Chapter 50

KATE

Aweek of living in my crappy motel room.

I eat three meals a day, basic food picked up at the run-down grocery store half a mile away.

I can’t take chances with my health; the last thing I need now is to end up in the emergency room after I faint from feckin’ hunger.

So it’s back to the way Granny and I used to eat in Ireland—fresh fruit and lots of veg, tins of tuna and sardines, taken like medicine.

Every day, I long to ring Granny. I ache to hear Breagha’s voice. I consider what I could say to Mam or to Da, how I could make them take my side.

But I don’t dial one familiar number. I won’t give Wolf that weapon to use against me.

Instead, I fill my spare time writing code.

I start with the simplest programs I can think of: Designing a basic calculator, creating and updating a to-do list, building a scraper to extract information from online websites.

I force myself to take each project step by step, laying a solid foundation before I layer on lines of crisp, clear code.
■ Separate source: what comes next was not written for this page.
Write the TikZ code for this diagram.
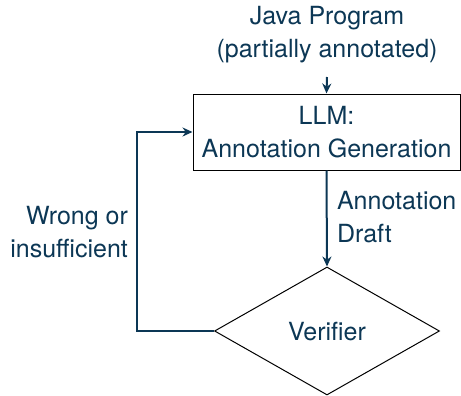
\documentclass[tikz,border=0pt]{standalone}
\usepackage{fontspec}
\setmainfont{TeX Gyre Heros}
\usetikzlibrary{shapes.geometric,arrows.meta}
\definecolor{ink}{RGB}{12,55,85}
\begin{document}
\begin{tikzpicture}[x=0.5pt,y=-0.5pt,
  every node/.style={font=\fontsize{12.5}{16.5}\selectfont, text=ink},
  conn/.style={draw=ink, line width=1pt, -{Stealth[length=5pt,width=4.5pt]}},
  stepbox/.style={draw=black, line width=0.5pt, rectangle, minimum width=133.5pt, minimum height=38pt, align=center, inner sep=0pt},
  decide/.style={draw=black, line width=0.5pt, diamond, minimum width=112.5pt, minimum height=64pt, inner sep=0pt}]
\useasboundingbox (0,0) rectangle (461,396);
\node[align=center] (input) at (327,35) {Java Program\\(partially annotated)};
\coordinate (instart) at (327,77);
\node[stepbox] (llm) at (326.5,132) {LLM:\\Annotation Generation};
\node[decide] (ver) at (327,331) {};
\node (vtext) at (327,332) {Verifier};
\node[align=left, anchor=west] (draft) at (330,217.5) {Annotation\\Draft};
\node[align=right, anchor=east] (wrong) at (135,232.5) {Wrong or\\insufficient};
\coordinate (corner) at (137,331);
\draw[conn] (instart) -- (llm.north);
\draw[conn] (llm.south) -- (ver.north);
\draw[conn] (ver.west) -- (corner) |- (llm.west |- 0,132);
\end{tikzpicture}
\end{document}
There’s nothing flashy. Nothing fancy. None of the flourishes I’ve added for years, to make my projects beautiful.

If the programs I make were buildings, they’d look like Fort Knox carved out of a glacier. Sturdy. Square. Ugly. But no one can break in. No one can get past my defenses.

I’m obsessed. I start sleeping only six hours a night, then five, then four—and even then, I’m dreaming lines of code.

Night after night, I’m a perfect little machine, alone in my tiny room, back braced against flat pillows as I sit on my lumpy bed and squint at my computer screen beneath the dim bulb of the lamp on my nightstand.

I only turn the light off in the morning, once the sun has risen. Once it’s time to start the whole long day all over again.